• GOAL OF THE EXERCISE:
Set down all of the data that follows word for word, without the images.
☆ ☆ ☆
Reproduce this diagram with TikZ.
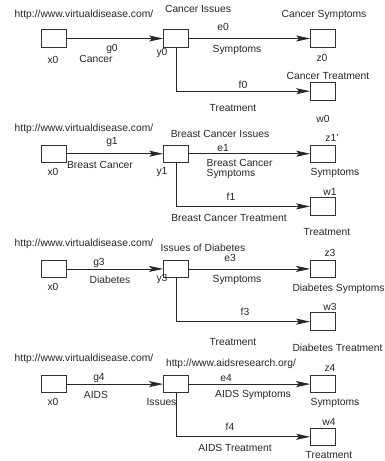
\documentclass[tikz,border=0pt]{standalone}
\usepackage{fontspec}
\setmainfont{Liberation Sans}
\usetikzlibrary{arrows.meta}

\tikzset{
  pg/.style={draw=black!80,line width=0.8pt,minimum width=25pt,minimum height=17.5pt,inner sep=0pt},
  lb/.style={inner sep=0pt,text=black!85,font=\fontsize{10.3}{9.5}\selectfont},
  ln/.style={draw=black!85,line width=0.8pt},
  ar/.style={ln,-{Stealth[length=14pt,width=6pt,inset=3pt]}}
}

\begin{document}
\begin{tikzpicture}[x=1pt,y=-1pt]

\useasboundingbox (0,0) rectangle (384,461) ;

\node[pg] (xa) at (54,38.5) {} ;
\node[pg] (ya) at (176,38.5) {} ;
\node[pg] (za) at (323,38.5) {} ;
\node[pg] (wa) at (323,91.2) {} ;
\coordinate (ka) at (ya |- wa) ;

\draw[ar] (xa.east) -- (ya.west) ;
\draw[ar] (ya.east) -- (za.west) ;
\draw[ln] (ya.south) -- (ka) ;
\draw[ar] (ka) -- (wa.west) ;

\node[lb] (urla) at (84,15) {http://www.virtualdisease.com/} ;
\node[lb] (xla) at (53,60) {x0} ;
\node[lb] (yla) at (162,53) {y0} ;
\node[lb] (zla) at (322,58) {z0} ;
\node[lb] (wla) at (323,119) {w0} ;
\node[lb] (iss0) at (198,9) {Cancer Issues} ;
\node[lb] (g0) at (112,49) {g0} ;
\node[lb] (gt0) at (96,59) {Cancer} ;
\node[lb] (e0) at (223,27) {e0} ;
\node[lb] (et0) at (237,50) {Symptoms} ;
\node[lb] (zt0) at (324,15) {Cancer Symptoms} ;
\node[lb] (wt0) at (328,76) {Cancer Treatment} ;
\node[lb] (f0) at (243,85) {f0} ;
\node[lb] (ft0) at (233,108) {Treatment} ;

\node[pg] (xb) at (54,153.7) {} ;
\node[pg] (yb) at (176,153.7) {} ;
\node[pg] (zb) at (323,153.7) {} ;
\node[pg] (wb) at (323,206.4) {} ;
\coordinate (kb) at (yb |- wb) ;

\draw[ar] (xb.east) -- (yb.west) ;
\draw[ar] (yb.east) -- (zb.west) ;
\draw[ln] (yb.south) -- (kb) ;
\draw[ar] (kb) -- (wb.west) ;

\node[lb] (urlb) at (84,129) {http://www.virtualdisease.com/} ;
\node[lb] (xlb) at (53,172) {x0} ;
\node[lb] (ylb) at (162,172) {y1} ;
\node[lb] (zlb) at (332,138) {z1'} ;
\node[lb] (wlb) at (330,192) {w1} ;
\node[lb] (iss1) at (220,134) {Breast Cancer Issues} ;
\node[lb] (g1) at (112,142) {g1} ;
\node[lb] (gt1) at (100,165) {Breast Cancer} ;
\node[lb] (e1) at (223,148) {e1} ;
\node[lb,anchor=west,align=left] (et1) at (206.5,169) {Breast Cancer\\Symptoms} ;
\node[lb] (zt1) at (335,173) {Symptoms} ;
\node[lb] (f1) at (231,197) {f1} ;
\node[lb] (ft1) at (229,218) {Breast Cancer Treatment} ;
\node[lb] (wt1) at (327,232) {Treatment} ;

\node[pg] (xc) at (54,268.9) {} ;
\node[pg] (yc) at (176,268.9) {} ;
\node[pg] (zc) at (323,268.9) {} ;
\node[pg] (wc) at (323,321.6) {} ;
\coordinate (kc) at (yc |- wc) ;

\draw[ar] (xc.east) -- (yc.west) ;
\draw[ar] (yc.east) -- (zc.west) ;
\draw[ln] (yc.south) -- (kc) ;
\draw[ar] (kc) -- (wc.west) ;

\node[lb] (urlc) at (84,244) {http://www.virtualdisease.com/} ;
\node[lb] (xlc) at (53,287) {x0} ;
\node[lb] (ylc) at (162,279) {y3} ;
\node[lb] (zlc) at (330,253) {z3} ;
\node[lb] (wlc) at (330,307) {w3} ;
\node[lb] (iss3) at (203,247.5) {Issues of Diabetes} ;
\node[lb] (g3) at (99,263) {g3} ;
\node[lb] (gt3) at (110,280) {Diabetes} ;
\node[lb] (e3) at (230,258) {e3} ;
\node[lb] (et3) at (237,280) {Symptoms} ;
\node[lb,anchor=west] (zt3) at (292.3,289) {Diabetes Symptoms} ;
\node[lb] (f3) at (245,312) {f3} ;
\node[lb] (ft3) at (233,342) {Treatment} ;
\node[lb,anchor=west] (wt3) at (292.3,348) {Diabetes Treatment} ;

\node[pg] (xd) at (54,384.1) {} ;
\node[pg] (yd) at (176,384.1) {} ;
\node[pg] (zd) at (323,384.1) {} ;
\node[pg] (wd) at (323,436.8) {} ;
\coordinate (kd) at (yd |- wd) ;

\draw[ar] (xd.east) -- (yd.west) ;
\draw[ar] (yd.east) -- (zd.west) ;
\draw[ln] (yd.south) -- (kd) ;
\draw[ar] (kd) -- (wd.west) ;

\node[lb] (urld) at (84,359) {http://www.virtualdisease.com/} ;
\node[lb] (xld) at (53,402) {x0} ;
\node[lb] (yld) at (161.5,402) {Issues} ;
\node[lb] (zld) at (330,368) {z4} ;
\node[lb] (wld) at (329,422) {w4} ;
\node[lb] (iss4) at (231,364) {http://www.aidsresearch.org/} ;
\node[lb] (g4) at (99,378) {g4} ;
\node[lb] (gt4) at (96,395) {AIDS} ;
\node[lb] (e4) at (226,378) {e4} ;
\node[lb] (et4) at (253,395) {AIDS Symptoms} ;
\node[lb] (zt4) at (335,403) {Symptoms} ;
\node[lb] (f4) at (230,427) {f4} ;
\node[lb] (ft4) at (235,448) {AIDS Treatment} ;
\node[lb] (wt4) at (329,455) {Treatment} ;

\end{tikzpicture}
\end{document}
☆ ☆ ☆
• ANSWER IN FULL:
Reproduce this diagram with TikZ.
\documentclass[tikz,border=0pt]{standalone}
\usepackage{fontspec}
\setmainfont{Liberation Sans}
\usetikzlibrary{arrows.meta}

\tikzset{
  pg/.style={draw=black!80,line width=0.8pt,minimum width=25pt,minimum height=17.5pt,inner sep=0pt},
  lb/.style={inner sep=0pt,text=black!85,font=\fontsize{10.3}{9.5}\selectfont},
  ln/.style={draw=black!85,line width=0.8pt},
  ar/.style={ln,-{Stealth[length=14pt,width=6pt,inset=3pt]}}
}

\begin{document}
\begin{tikzpicture}[x=1pt,y=-1pt]

\useasboundingbox (0,0) rectangle (384,461) ;

\node[pg] (xa) at (54,38.5) {} ;
\node[pg] (ya) at (176,38.5) {} ;
\node[pg] (za) at (323,38.5) {} ;
\node[pg] (wa) at (323,91.2) {} ;
\coordinate (ka) at (ya |- wa) ;

\draw[ar] (xa.east) -- (ya.west) ;
\draw[ar] (ya.east) -- (za.west) ;
\draw[ln] (ya.south) -- (ka) ;
\draw[ar] (ka) -- (wa.west) ;

\node[lb] (urla) at (84,15) {http://www.virtualdisease.com/} ;
\node[lb] (xla) at (53,60) {x0} ;
\node[lb] (yla) at (162,53) {y0} ;
\node[lb] (zla) at (322,58) {z0} ;
\node[lb] (wla) at (323,119) {w0} ;
\node[lb] (iss0) at (198,9) {Cancer Issues} ;
\node[lb] (g0) at (112,49) {g0} ;
\node[lb] (gt0) at (96,59) {Cancer} ;
\node[lb] (e0) at (223,27) {e0} ;
\node[lb] (et0) at (237,50) {Symptoms} ;
\node[lb] (zt0) at (324,15) {Cancer Symptoms} ;
\node[lb] (wt0) at (328,76) {Cancer Treatment} ;
\node[lb] (f0) at (243,85) {f0} ;
\node[lb] (ft0) at (233,108) {Treatment} ;

\node[pg] (xb) at (54,153.7) {} ;
\node[pg] (yb) at (176,153.7) {} ;
\node[pg] (zb) at (323,153.7) {} ;
\node[pg] (wb) at (323,206.4) {} ;
\coordinate (kb) at (yb |- wb) ;

\draw[ar] (xb.east) -- (yb.west) ;
\draw[ar] (yb.east) -- (zb.west) ;
\draw[ln] (yb.south) -- (kb) ;
\draw[ar] (kb) -- (wb.west) ;

\node[lb] (urlb) at (84,129) {http://www.virtualdisease.com/} ;
\node[lb] (xlb) at (53,172) {x0} ;
\node[lb] (ylb) at (162,172) {y1} ;
\node[lb] (zlb) at (332,138) {z1'} ;
\node[lb] (wlb) at (330,192) {w1} ;
\node[lb] (iss1) at (220,134) {Breast Cancer Issues} ;
\node[lb] (g1) at (112,142) {g1} ;
\node[lb] (gt1) at (100,165) {Breast Cancer} ;
\node[lb] (e1) at (223,148) {e1} ;
\node[lb,anchor=west,align=left] (et1) at (206.5,169) {Breast Cancer\\Symptoms} ;
\node[lb] (zt1) at (335,173) {Symptoms} ;
\node[lb] (f1) at (231,197) {f1} ;
\node[lb] (ft1) at (229,218) {Breast Cancer Treatment} ;
\node[lb] (wt1) at (327,232) {Treatment} ;

\node[pg] (xc) at (54,268.9) {} ;
\node[pg] (yc) at (176,268.9) {} ;
\node[pg] (zc) at (323,268.9) {} ;
\node[pg] (wc) at (323,321.6) {} ;
\coordinate (kc) at (yc |- wc) ;

\draw[ar] (xc.east) -- (yc.west) ;
\draw[ar] (yc.east) -- (zc.west) ;
\draw[ln] (yc.south) -- (kc) ;
\draw[ar] (kc) -- (wc.west) ;

\node[lb] (urlc) at (84,244) {http://www.virtualdisease.com/} ;
\node[lb] (xlc) at (53,287) {x0} ;
\node[lb] (ylc) at (162,279) {y3} ;
\node[lb] (zlc) at (330,253) {z3} ;
\node[lb] (wlc) at (330,307) {w3} ;
\node[lb] (iss3) at (203,247.5) {Issues of Diabetes} ;
\node[lb] (g3) at (99,263) {g3} ;
\node[lb] (gt3) at (110,280) {Diabetes} ;
\node[lb] (e3) at (230,258) {e3} ;
\node[lb] (et3) at (237,280) {Symptoms} ;
\node[lb,anchor=west] (zt3) at (292.3,289) {Diabetes Symptoms} ;
\node[lb] (f3) at (245,312) {f3} ;
\node[lb] (ft3) at (233,342) {Treatment} ;
\node[lb,anchor=west] (wt3) at (292.3,348) {Diabetes Treatment} ;

\node[pg] (xd) at (54,384.1) {} ;
\node[pg] (yd) at (176,384.1) {} ;
\node[pg] (zd) at (323,384.1) {} ;
\node[pg] (wd) at (323,436.8) {} ;
\coordinate (kd) at (yd |- wd) ;

\draw[ar] (xd.east) -- (yd.west) ;
\draw[ar] (yd.east) -- (zd.west) ;
\draw[ln] (yd.south) -- (kd) ;
\draw[ar] (kd) -- (wd.west) ;

\node[lb] (urld) at (84,359) {http://www.virtualdisease.com/} ;
\node[lb] (xld) at (53,402) {x0} ;
\node[lb] (yld) at (161.5,402) {Issues} ;
\node[lb] (zld) at (330,368) {z4} ;
\node[lb] (wld) at (329,422) {w4} ;
\node[lb] (iss4) at (231,364) {http://www.aidsresearch.org/} ;
\node[lb] (g4) at (99,378) {g4} ;
\node[lb] (gt4) at (96,395) {AIDS} ;
\node[lb] (e4) at (226,378) {e4} ;
\node[lb] (et4) at (253,395) {AIDS Symptoms} ;
\node[lb] (zt4) at (335,403) {Symptoms} ;
\node[lb] (f4) at (230,427) {f4} ;
\node[lb] (ft4) at (235,448) {AIDS Treatment} ;
\node[lb] (wt4) at (329,455) {Treatment} ;

\end{tikzpicture}
\end{document}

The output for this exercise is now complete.